Pepsi pressured to fight Big Sugar's 'land grab'

Tractors sit on a sugarcane plantation occupying the  land of a Guarani-kaiowá indigenous community in Brazil.

Tatiana Cardeal/Courtesy Oxfam

Tractors sit on a sugarcane plantation occupying the land of a Guarani-kaiowá indigenous community in Brazil.

The anti-poverty group Oxfam is asking Pepsi's shareholders to approve a resolution that, if passed, would force the company to disclose its sugar suppliers and investigate whether those suppliers are implicated in "land grabs" that unfairly take land from the poor.

Pepsi's arch-rival has already announced its own anti-land grab initiative. Earlier this month, Coca-Cola announced a new initiative "to use our influence to help protect the land rights of local communities." The company revealed its top three sugar suppliers and promised to launch an independent review of its operations in Brazil, Colombia, Guatemala, India, Philippines, Thailand and South Africa.

It's a major success for a campaign that Oxfam launched earlier this year called "Behind the Brands." The campaign attempts to embarrass, cajole and threaten the world's biggest food companies into protecting the environment and treating workers or local communities more fairly.

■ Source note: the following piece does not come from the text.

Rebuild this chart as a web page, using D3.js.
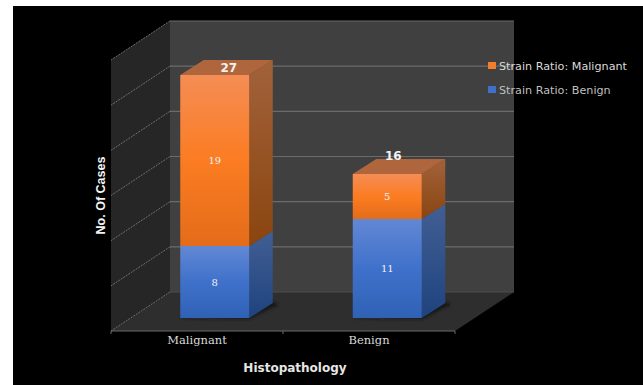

Oxfam has taken particular aim at the sugar industry, with a report on land disputes involving large-scale sugar producers in Brazil and Cambodia. In these cases, impoverished local communities blame large sugar producers for forcing them from their traditional lands.

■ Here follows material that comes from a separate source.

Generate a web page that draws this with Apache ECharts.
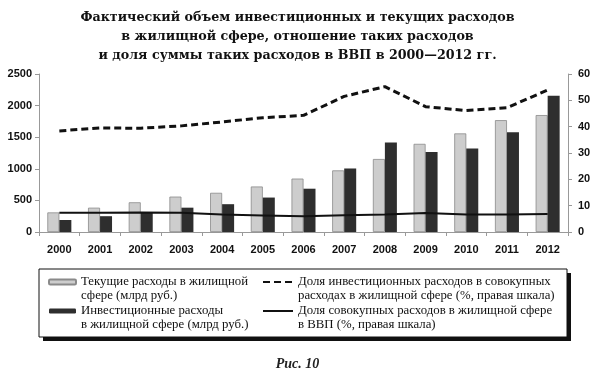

There have been many reports of such "land grabs" in recent years, as rising food prices have increased investor interest in land around the world. The problem is especially acute in places where people don't have clear legal rights to the land that they depend on for their livelihoods, including many countries in Africa.

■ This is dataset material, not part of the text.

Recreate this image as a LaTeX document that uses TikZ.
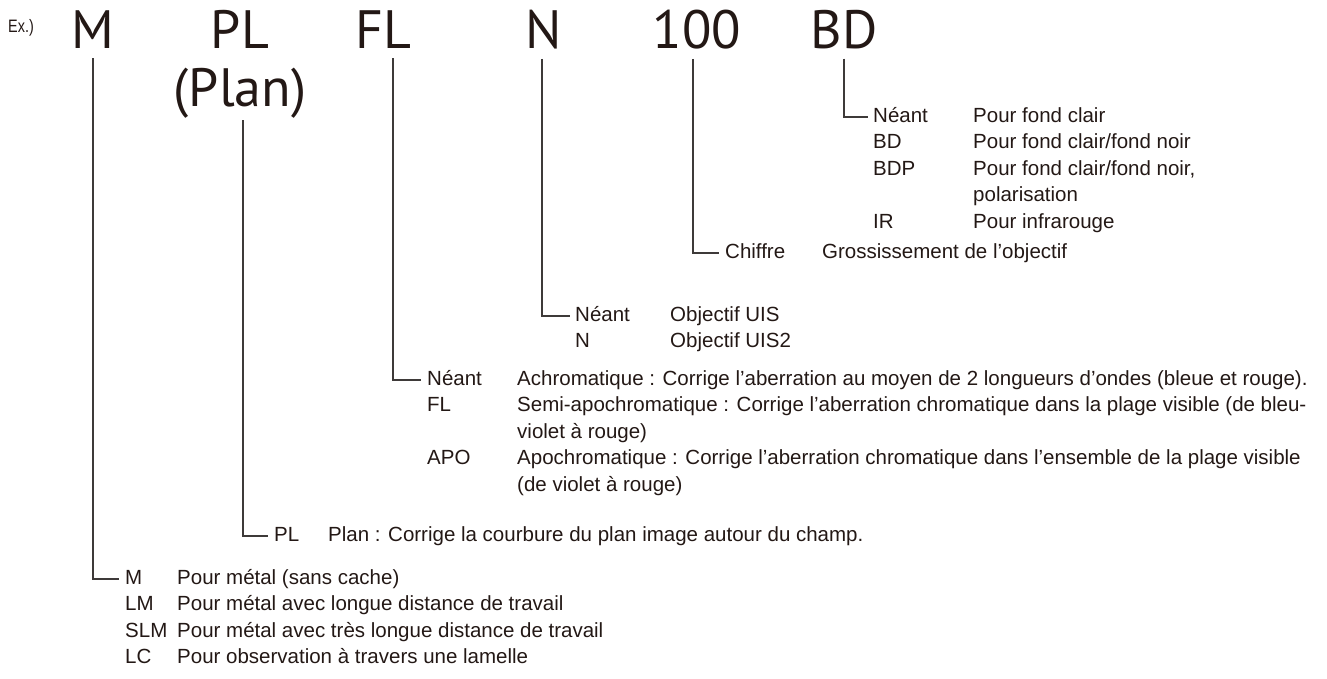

According to Oxfam, the three agricultural crops most often implicated in land grabs are sugar, soybeans and palm oil. Of the three, sugar production accounts for the most land — 75 million acres, an area the size of Italy.

In the U.S., Pepsi and Coke don't rely heavily on sugar, since corn-derived sweeteners are cheaper. But in the rest of the world, sugar remains the sweetener of choice.